[start of Records for the exercise]

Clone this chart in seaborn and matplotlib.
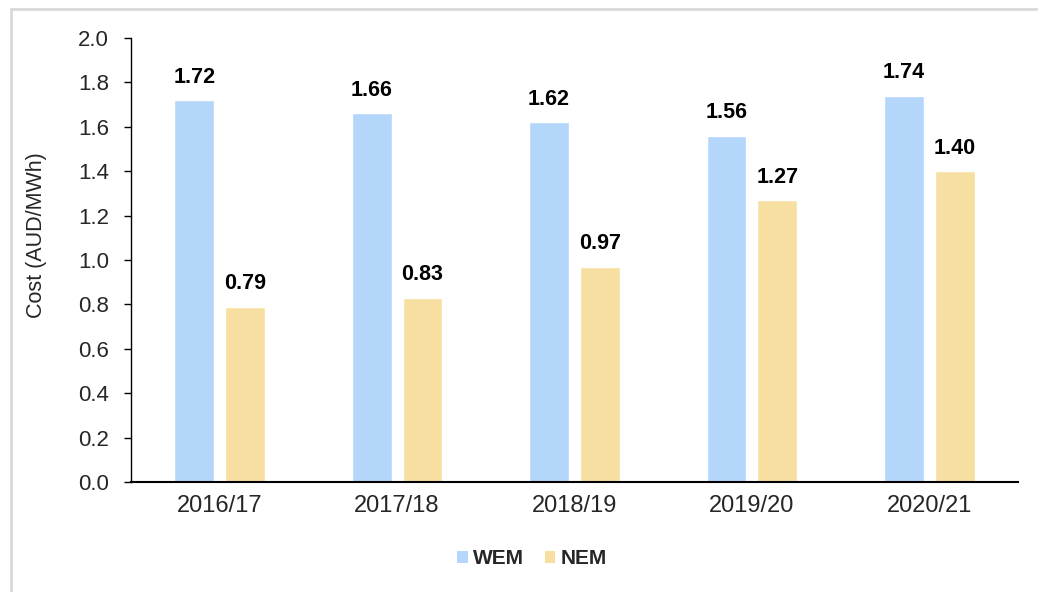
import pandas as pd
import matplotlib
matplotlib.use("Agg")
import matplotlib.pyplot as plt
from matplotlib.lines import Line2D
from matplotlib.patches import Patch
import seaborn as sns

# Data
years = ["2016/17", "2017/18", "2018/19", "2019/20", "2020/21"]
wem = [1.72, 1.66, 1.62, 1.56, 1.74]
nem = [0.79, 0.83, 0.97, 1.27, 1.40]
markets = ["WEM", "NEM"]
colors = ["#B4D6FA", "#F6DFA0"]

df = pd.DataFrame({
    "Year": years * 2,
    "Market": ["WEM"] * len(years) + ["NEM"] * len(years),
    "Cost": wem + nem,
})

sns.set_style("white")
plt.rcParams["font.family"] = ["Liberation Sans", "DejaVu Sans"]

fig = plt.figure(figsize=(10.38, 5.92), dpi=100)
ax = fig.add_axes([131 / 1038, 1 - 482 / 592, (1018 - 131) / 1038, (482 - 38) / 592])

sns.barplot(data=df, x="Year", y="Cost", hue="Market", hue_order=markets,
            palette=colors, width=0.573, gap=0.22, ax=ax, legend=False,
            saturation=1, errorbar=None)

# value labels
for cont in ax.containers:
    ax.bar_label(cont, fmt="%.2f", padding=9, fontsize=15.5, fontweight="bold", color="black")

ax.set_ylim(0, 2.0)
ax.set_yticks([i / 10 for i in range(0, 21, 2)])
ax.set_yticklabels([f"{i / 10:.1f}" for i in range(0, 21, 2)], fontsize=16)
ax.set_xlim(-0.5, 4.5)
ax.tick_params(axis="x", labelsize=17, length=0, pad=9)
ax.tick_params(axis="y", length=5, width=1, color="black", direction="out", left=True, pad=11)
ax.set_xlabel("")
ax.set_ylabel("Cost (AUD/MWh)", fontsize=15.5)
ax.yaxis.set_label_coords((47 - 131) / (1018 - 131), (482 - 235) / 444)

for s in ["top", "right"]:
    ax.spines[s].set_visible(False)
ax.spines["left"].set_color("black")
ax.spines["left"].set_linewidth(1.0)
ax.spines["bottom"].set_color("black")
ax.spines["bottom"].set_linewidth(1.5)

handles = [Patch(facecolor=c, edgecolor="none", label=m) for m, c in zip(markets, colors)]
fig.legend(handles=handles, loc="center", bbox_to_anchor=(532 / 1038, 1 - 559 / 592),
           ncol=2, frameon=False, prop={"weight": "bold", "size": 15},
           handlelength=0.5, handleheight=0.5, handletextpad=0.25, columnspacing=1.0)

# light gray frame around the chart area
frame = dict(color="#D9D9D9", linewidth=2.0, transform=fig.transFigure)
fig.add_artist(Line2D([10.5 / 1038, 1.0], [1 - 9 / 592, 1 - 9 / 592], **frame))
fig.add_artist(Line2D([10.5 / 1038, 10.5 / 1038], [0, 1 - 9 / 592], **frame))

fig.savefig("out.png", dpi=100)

[end of Records for the exercise]
[start of Records for the exercise]

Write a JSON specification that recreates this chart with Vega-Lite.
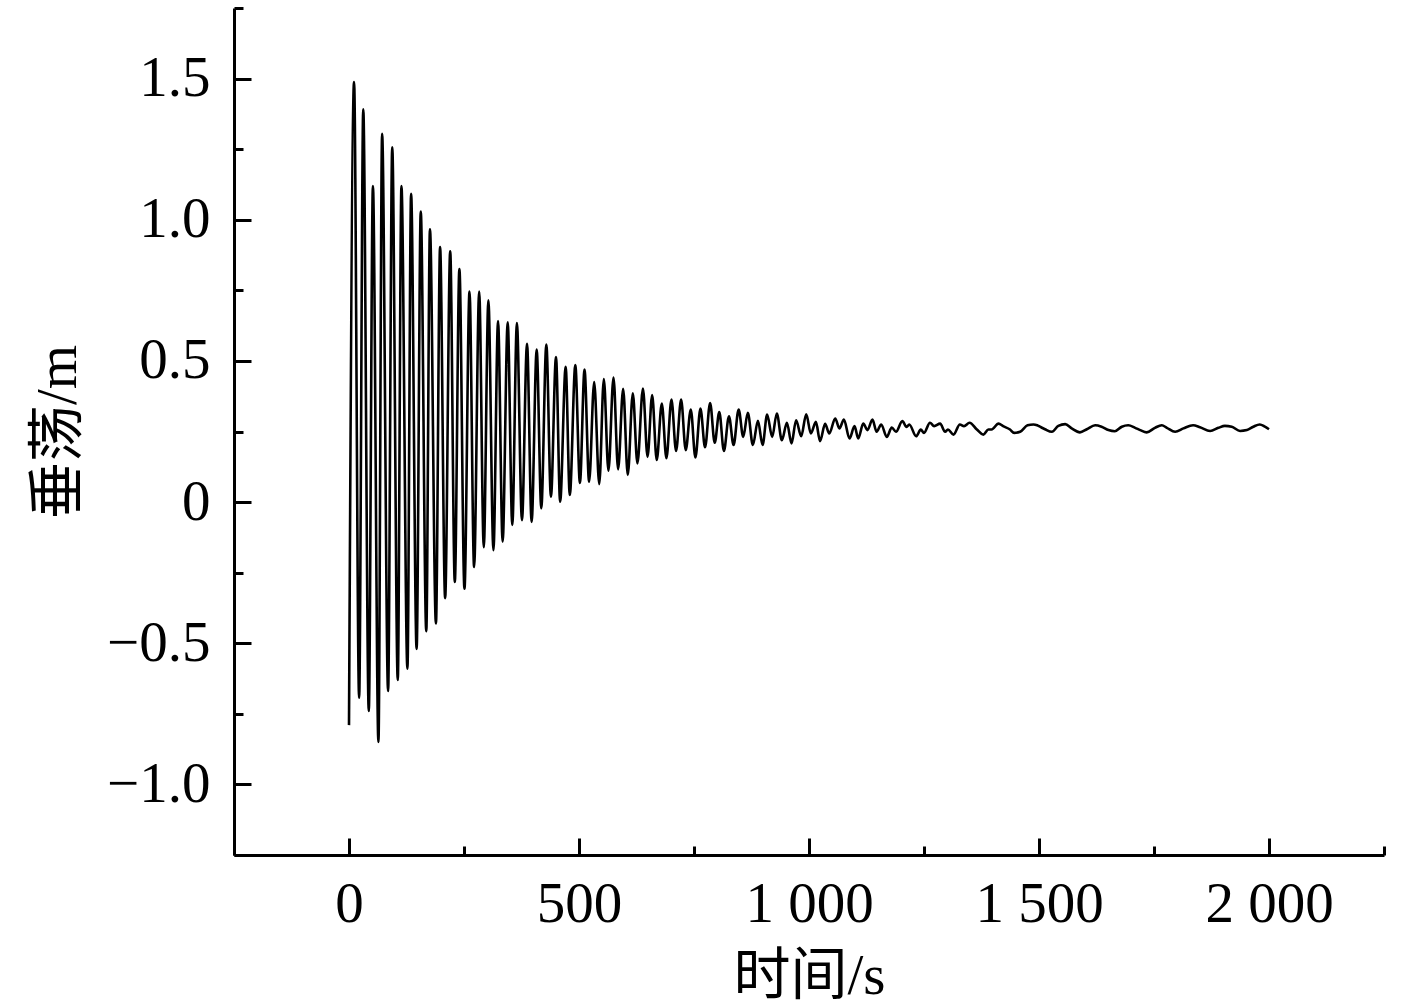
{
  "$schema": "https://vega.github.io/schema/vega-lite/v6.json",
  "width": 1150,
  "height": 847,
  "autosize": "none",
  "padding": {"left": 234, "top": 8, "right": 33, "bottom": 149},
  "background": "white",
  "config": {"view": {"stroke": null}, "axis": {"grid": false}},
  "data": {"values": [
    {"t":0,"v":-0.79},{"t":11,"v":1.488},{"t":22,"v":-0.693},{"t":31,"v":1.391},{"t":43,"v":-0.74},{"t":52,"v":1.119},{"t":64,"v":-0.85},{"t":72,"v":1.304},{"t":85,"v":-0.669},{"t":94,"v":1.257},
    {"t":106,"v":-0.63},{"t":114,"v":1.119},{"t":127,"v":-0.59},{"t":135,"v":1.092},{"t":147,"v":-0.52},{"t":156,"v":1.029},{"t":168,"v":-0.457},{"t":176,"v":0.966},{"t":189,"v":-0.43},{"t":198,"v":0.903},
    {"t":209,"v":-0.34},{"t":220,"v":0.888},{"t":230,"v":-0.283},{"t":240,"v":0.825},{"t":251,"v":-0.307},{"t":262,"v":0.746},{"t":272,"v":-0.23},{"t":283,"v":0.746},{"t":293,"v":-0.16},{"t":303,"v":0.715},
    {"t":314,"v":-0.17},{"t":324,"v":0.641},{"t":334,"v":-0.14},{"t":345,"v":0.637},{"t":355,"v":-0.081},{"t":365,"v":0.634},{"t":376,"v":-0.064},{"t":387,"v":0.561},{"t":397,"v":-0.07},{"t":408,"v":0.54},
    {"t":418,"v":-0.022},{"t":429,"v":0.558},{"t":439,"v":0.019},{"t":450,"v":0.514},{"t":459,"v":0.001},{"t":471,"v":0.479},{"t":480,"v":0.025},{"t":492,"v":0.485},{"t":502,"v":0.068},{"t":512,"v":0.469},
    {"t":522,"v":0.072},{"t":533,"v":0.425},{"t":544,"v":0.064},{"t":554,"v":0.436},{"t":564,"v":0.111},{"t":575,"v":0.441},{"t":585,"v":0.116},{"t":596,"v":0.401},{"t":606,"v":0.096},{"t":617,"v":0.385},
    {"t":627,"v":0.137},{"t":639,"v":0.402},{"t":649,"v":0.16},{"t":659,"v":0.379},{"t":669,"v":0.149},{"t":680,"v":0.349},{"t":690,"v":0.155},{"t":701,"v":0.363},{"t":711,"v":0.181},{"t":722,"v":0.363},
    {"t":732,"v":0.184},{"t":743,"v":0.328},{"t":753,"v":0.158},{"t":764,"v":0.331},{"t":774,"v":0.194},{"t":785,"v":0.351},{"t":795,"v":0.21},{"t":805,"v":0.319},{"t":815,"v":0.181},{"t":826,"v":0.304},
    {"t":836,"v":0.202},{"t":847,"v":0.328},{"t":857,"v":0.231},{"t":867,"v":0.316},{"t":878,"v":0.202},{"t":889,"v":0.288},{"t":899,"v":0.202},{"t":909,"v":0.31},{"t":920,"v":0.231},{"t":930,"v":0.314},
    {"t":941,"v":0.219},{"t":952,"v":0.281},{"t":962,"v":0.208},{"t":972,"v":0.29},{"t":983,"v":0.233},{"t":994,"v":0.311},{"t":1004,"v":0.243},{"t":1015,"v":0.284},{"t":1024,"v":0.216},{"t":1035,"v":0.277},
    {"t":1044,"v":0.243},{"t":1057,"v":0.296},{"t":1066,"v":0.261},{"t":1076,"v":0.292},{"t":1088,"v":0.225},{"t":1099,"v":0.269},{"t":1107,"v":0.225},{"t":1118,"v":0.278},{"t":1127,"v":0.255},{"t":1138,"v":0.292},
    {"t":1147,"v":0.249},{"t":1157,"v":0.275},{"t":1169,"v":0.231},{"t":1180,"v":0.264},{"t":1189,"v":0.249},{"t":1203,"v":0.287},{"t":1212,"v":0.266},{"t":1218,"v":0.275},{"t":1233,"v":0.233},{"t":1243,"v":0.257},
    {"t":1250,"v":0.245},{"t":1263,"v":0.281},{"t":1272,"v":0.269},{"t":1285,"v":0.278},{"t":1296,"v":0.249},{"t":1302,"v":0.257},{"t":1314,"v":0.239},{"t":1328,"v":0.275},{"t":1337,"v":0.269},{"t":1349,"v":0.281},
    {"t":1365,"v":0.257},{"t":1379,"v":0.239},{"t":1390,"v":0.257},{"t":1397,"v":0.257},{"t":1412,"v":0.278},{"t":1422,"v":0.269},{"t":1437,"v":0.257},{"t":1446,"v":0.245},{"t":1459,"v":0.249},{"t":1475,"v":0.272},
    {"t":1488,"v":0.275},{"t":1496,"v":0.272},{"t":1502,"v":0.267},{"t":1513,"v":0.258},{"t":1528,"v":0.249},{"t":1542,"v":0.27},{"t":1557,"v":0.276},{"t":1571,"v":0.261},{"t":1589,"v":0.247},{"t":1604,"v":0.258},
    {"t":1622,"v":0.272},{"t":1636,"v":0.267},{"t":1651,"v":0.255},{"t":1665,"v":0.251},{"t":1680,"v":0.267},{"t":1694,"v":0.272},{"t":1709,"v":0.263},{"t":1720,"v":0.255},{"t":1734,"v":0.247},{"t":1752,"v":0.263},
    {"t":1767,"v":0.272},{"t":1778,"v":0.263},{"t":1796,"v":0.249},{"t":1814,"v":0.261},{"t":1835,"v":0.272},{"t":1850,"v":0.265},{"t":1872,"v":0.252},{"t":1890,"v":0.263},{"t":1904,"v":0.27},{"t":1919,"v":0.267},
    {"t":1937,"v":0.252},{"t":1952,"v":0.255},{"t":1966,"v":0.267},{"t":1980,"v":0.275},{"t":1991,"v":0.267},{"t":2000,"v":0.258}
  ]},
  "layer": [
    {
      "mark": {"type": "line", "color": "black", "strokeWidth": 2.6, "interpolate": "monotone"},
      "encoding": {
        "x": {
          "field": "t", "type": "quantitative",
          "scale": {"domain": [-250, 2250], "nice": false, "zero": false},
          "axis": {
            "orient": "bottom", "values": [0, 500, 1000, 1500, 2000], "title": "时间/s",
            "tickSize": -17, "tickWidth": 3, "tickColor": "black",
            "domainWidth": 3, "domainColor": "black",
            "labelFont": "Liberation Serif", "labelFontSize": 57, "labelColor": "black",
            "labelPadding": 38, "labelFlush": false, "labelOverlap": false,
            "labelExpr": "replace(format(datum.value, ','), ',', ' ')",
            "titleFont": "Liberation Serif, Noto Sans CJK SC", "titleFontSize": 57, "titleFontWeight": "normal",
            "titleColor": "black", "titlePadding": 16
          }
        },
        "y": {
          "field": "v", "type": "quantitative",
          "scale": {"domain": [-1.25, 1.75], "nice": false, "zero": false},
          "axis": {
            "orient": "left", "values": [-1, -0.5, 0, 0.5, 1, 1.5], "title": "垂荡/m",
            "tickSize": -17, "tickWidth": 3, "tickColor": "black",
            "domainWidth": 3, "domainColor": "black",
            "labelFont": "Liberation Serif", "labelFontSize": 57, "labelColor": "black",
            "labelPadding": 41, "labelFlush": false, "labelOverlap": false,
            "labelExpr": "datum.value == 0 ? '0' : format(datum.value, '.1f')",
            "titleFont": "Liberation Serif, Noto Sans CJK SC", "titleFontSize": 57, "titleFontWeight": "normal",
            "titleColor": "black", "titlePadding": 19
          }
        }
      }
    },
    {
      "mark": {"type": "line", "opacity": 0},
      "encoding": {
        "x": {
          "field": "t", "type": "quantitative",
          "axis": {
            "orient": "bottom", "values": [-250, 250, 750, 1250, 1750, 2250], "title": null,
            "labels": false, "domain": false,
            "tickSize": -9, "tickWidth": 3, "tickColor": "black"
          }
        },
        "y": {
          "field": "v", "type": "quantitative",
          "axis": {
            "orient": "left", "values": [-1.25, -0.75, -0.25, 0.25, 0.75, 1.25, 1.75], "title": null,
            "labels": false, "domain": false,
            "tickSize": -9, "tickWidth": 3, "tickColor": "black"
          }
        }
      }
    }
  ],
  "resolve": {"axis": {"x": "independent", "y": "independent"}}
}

[end of Records for the exercise]
[start of Records for the exercise]

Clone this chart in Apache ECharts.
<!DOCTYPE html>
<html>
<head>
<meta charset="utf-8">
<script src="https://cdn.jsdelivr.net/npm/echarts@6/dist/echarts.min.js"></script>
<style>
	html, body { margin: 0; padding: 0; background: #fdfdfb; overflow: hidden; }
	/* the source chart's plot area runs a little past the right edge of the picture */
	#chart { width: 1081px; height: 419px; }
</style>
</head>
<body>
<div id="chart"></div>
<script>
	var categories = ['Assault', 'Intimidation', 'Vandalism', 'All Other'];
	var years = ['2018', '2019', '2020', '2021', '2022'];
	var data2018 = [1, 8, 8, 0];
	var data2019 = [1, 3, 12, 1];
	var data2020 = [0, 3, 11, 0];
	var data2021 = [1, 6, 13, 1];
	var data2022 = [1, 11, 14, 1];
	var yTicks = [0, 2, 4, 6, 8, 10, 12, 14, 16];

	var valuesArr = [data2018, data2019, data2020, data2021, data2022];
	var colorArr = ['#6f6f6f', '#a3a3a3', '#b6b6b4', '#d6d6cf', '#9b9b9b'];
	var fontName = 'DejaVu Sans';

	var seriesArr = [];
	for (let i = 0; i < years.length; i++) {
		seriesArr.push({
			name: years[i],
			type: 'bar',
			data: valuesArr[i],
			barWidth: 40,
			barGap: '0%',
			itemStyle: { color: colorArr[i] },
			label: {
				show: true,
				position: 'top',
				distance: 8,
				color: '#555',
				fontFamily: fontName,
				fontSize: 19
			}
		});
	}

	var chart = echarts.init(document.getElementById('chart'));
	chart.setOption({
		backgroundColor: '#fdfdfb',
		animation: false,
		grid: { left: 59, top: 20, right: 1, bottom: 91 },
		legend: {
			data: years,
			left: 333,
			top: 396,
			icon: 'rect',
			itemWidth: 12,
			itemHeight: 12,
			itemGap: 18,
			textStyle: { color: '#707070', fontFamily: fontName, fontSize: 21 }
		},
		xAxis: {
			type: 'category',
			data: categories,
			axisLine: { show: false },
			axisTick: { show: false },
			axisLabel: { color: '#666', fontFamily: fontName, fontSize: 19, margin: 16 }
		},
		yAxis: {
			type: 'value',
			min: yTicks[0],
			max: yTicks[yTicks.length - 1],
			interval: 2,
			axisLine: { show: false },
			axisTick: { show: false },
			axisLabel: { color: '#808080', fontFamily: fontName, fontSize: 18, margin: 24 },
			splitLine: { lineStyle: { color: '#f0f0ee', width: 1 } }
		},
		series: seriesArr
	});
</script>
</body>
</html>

[end of Records for the exercise]

## Task requirements
Show every line from the entries above in which the word "this" appears.

## Response
Clone this chart in seaborn and matplotlib.
Write a JSON specification that recreates this chart with Vega-Lite.
Clone this chart in Apache ECharts.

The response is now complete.